West and Central Africa
The continuously increasing occurrence of disease outbreaks highlighted the fragility of health systems across the region. C4D strategies strengthened the generation of demand for immunization and uptake of services, as well as promoted positive parenting behaviours such as acceptance of breastfeeding and the practice of birth registration during immunization. The UNICEF West and Central Africa Regional Office provided C4D technical assistance to immunization and disease outbreak response plans in 10 countries in the region.
Eastern and Southern Africa
Evidence-based C4D strategies, frameworks and plans were developed and reinforced for health; early childhood development (ECD) and parenting; birth registration; promotion of demand for immunization and strengthening of crisis communication; social accountability; violence against children; adolescent development and participation, with a focus on adolescent engagement in U-Report; and harmful practices and social norms. The Eastern and Southern Africa Regional Office supported 17 countries in preparing the Joint Appraisal for GAVI, the Vaccine Alliance and 9 countries in preparing annual workplans related to the Harmful Practices Global Programmes (Child Marriage, FGM and the Spotlight Initiative on violence against women and girls).

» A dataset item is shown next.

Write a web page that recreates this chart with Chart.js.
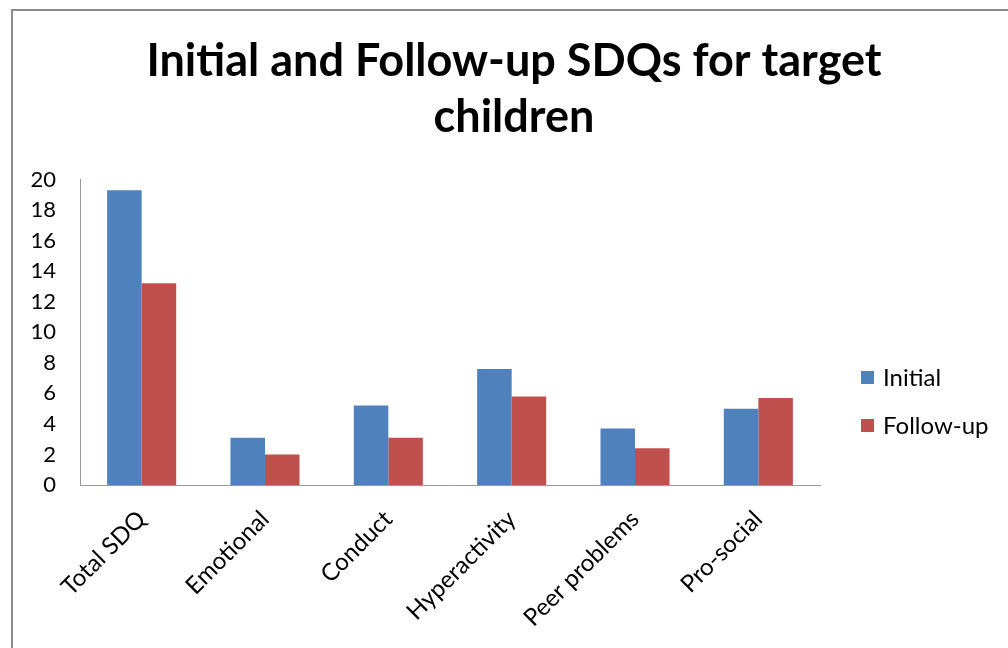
<!DOCTYPE html>
<html>
<head>
<meta charset="utf-8">
<script src="https://cdn.jsdelivr.net/npm/chart.js@4/dist/chart.umd.min.js"></script>
<style>
  html, body { margin: 0; padding: 0; background: #fff; overflow: hidden; width: 1008px; height: 648px; }
  #box { position: absolute; left: 11px; top: 9px; border: 2px solid #8c8c8c; width: 1002px; height: 660px; background: #fff; }
  canvas { display: block; }
</style>
</head>
<body>
<div id="box"><canvas id="c" width="1002" height="637"></canvas></div>
<script>
const categories = ['Total SDQ', 'Emotional', 'Conduct', 'Hyperactivity', 'Peer problems', 'Pro-social'];
const initialValues = [19.3, 3.1, 5.2, 7.6, 3.7, 5.0];
const followUpValues = [13.2, 2.0, 3.1, 5.8, 2.4, 5.7];
const seriesNames = ['Initial', 'Follow-up'];
const seriesColors = ['#4F81BD', '#C0504D'];
const titleLines = ['Initial and Follow-up SDQs for target', 'children'];
const yTicks = { min: 0, max: 20, step: 2 };

const FONT = 'Lato, "Open Sans", sans-serif';

const customLegend = {
  id: 'customLegend',
  afterDraw(chart) {
    const ctx = chart.ctx;
    ctx.save();
    ctx.font = '24px ' + FONT;
    ctx.textBaseline = 'middle';
    ctx.textAlign = 'left';
    chart.data.datasets.forEach((ds, i) => {
      const cy = 367 + i * 48;
      ctx.fillStyle = ds.backgroundColor;
      ctx.fillRect(848, cy - 7, 13, 13);
      ctx.fillStyle = '#000';
      ctx.fillText(ds.label, 870, cy);
    });
    ctx.restore();
  }
};

new Chart(document.getElementById('c'), {
  type: 'bar',
  data: {
    labels: categories,
    datasets: [
      { label: seriesNames[0], data: initialValues, backgroundColor: seriesColors[0], borderWidth: 0 },
      { label: seriesNames[1], data: followUpValues, backgroundColor: seriesColors[1], borderWidth: 0 }
    ]
  },
  options: {
    responsive: false,
    animation: false,
    events: [],
    layout: { padding: 0 },
    datasets: { bar: { categoryPercentage: 0.56, barPercentage: 1.0 } },
    plugins: {
      legend: { display: false },
      tooltip: { enabled: false },
      title: {
        display: true,
        text: titleLines,
        color: '#000',
        font: { family: FONT, size: 45, weight: 'bold', lineHeight: 1.25 },
        padding: { top: 22, bottom: 34 }
      }
    },
    scales: {
      x: {
        grid: { display: false, drawTicks: false, tickLength: 0 },
        border: { display: true, color: '#999', width: 1 },
        ticks: {
          color: '#000',
          font: { family: FONT, size: 24 },
          minRotation: 45, maxRotation: 45,
          padding: 20,
          autoSkip: false
        },
        afterFit(scale) { scale.height = 163; }
      },
      y: {
        min: yTicks.min, max: yTicks.max,
        grid: { display: false, drawTicks: false, tickLength: 0 },
        border: { display: true, color: '#999', width: 1 },
        ticks: {
          stepSize: yTicks.step,
          color: '#000',
          font: { family: FONT, size: 22 },
          padding: 24
        },
        afterFit(scale) { scale.width = 67; }
      },
      yRightSpace: {
        position: 'right',
        display: true,
        min: yTicks.min, max: yTicks.max,
        grid: { display: false, drawTicks: false },
        border: { display: false },
        ticks: { display: false },
        afterFit(scale) { scale.width = 195; }
      }
    }
  },
  plugins: [customLegend]
});
</script>
</body>
</html>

Latin America and the Caribbean
By the end of 2019, countries in the region were hosting 3.9 million of the 4.8 million Venezuelan migrants and refugees worldwide, and C4D capacity has been increased significantly. A regional study was conducted to identify common challenges and opportunities. In particular, the survey found that half of refugees and migrants from Venezuela feel that they do not have enough information on their rights and where to obtain assistance. It also found that 30 per cent did not have access to a mobile phone and, therefore, relied on front-line workers, radio and other platforms for information. This has resulted in regional- and country-level C4D strategies to support the behavioural and social norms bottlenecks related to the Venezuela migration flow, ECD, violence against children, and accountability to affected populations.
Looking forward
The outbreak of COVID-19 was first reported at the end of 2019, and had become a pandemic by early March 2020. At the time of writing, it has become clear that the global crisis will have a significant and severe impact on children. Basic services from health to education have been disrupted, and the wider socioeconomic impacts are yet to be measured. The lessons learned from the effective implementation of C4D strategies in health crises – Ebola in particular – are proving invaluable to the organization’s COVID-19 response.
Examples of C4D application at the country and regional levels illustrate that social and behaviour change, both in development and in settings where there is a humanitarian crisis, contribute to the fulfilment of children’s rights across all goal areas.
To strengthen results, C4D identified the following high level priorities:

People-centered community empowerment

Using social science to inform communication and community engagement

Support for lifecycle parenting

Strengthening social norms and gender-responsive parenting

Scaling the use of digital engagement

Support for partner coordination
Communication for Development achievements of 2019 have been key to delivering social and behaviour change at scale and demonstrate the multiple ways in which the cross-cutting change strategies of C4D support the achievement of programme results. C4D programming remains a unique asset of UNICEF to help deliver on the vision for people and child-centered development which are at the heart of the Sustainable Development Goals.